-------- Information shown
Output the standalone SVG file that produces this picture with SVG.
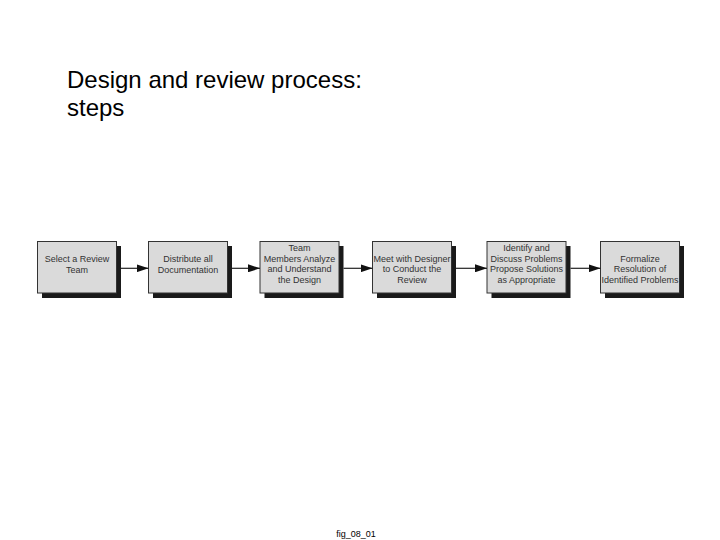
----------------
-------- Information shown
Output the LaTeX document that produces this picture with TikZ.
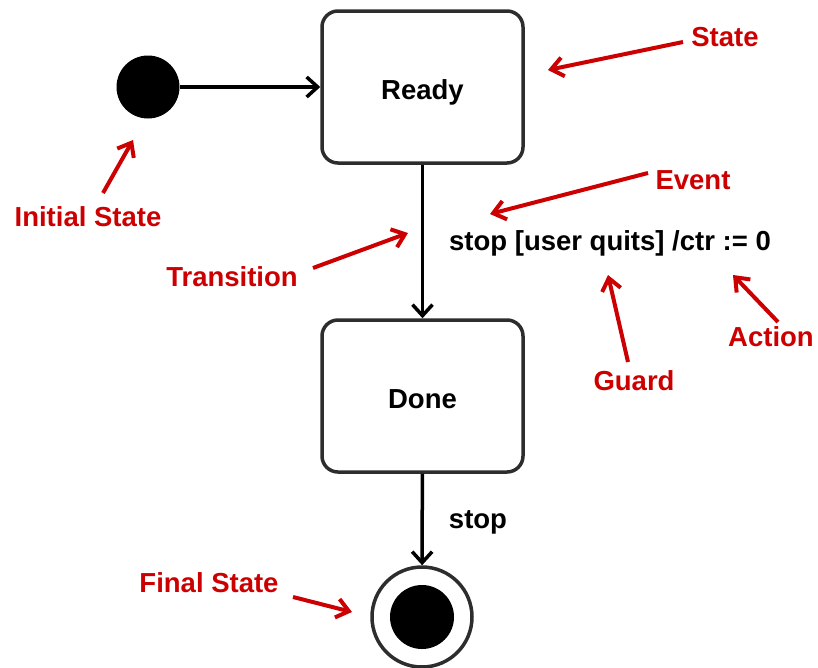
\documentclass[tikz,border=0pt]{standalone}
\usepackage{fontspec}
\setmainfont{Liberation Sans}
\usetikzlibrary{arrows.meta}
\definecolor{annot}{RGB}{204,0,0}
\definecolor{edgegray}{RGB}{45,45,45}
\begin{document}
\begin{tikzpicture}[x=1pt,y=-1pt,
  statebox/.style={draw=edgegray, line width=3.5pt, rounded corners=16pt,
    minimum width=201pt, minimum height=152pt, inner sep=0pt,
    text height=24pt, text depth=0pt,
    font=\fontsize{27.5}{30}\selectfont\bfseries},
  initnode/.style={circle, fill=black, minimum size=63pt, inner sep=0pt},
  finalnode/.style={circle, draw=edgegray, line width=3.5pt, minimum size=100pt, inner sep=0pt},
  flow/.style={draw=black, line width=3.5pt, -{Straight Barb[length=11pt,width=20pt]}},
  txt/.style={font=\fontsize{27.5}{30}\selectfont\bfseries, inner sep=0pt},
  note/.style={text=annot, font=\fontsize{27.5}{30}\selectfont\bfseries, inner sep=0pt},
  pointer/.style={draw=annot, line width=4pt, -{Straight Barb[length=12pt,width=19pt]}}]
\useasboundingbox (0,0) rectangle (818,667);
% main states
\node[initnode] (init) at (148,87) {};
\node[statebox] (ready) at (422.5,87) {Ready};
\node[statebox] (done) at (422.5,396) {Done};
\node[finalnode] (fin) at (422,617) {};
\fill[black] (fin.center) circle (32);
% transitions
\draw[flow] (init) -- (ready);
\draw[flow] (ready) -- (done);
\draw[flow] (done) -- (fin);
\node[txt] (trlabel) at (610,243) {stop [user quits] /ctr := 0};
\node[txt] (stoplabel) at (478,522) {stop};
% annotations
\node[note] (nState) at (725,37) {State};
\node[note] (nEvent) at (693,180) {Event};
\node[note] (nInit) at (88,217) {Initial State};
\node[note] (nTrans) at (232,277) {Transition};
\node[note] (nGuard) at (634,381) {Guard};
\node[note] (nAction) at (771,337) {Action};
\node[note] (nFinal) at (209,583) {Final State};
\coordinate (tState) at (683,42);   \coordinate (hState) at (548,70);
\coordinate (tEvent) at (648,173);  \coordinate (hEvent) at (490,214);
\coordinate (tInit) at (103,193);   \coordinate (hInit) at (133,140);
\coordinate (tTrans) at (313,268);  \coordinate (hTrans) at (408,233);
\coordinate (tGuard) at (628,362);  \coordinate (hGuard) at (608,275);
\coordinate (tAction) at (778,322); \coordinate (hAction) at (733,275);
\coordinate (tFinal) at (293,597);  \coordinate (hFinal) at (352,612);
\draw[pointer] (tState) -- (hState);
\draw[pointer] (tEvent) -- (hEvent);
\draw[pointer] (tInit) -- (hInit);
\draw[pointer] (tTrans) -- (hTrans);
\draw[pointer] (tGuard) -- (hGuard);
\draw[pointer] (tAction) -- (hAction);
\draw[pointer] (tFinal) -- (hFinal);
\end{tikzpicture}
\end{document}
----------------
Scan the material above. Copy each line that holds the word "standalone".

**Response for this exercise**
Output the standalone SVG file that produces this picture with SVG.
\documentclass[tikz,border=0pt]{standalone}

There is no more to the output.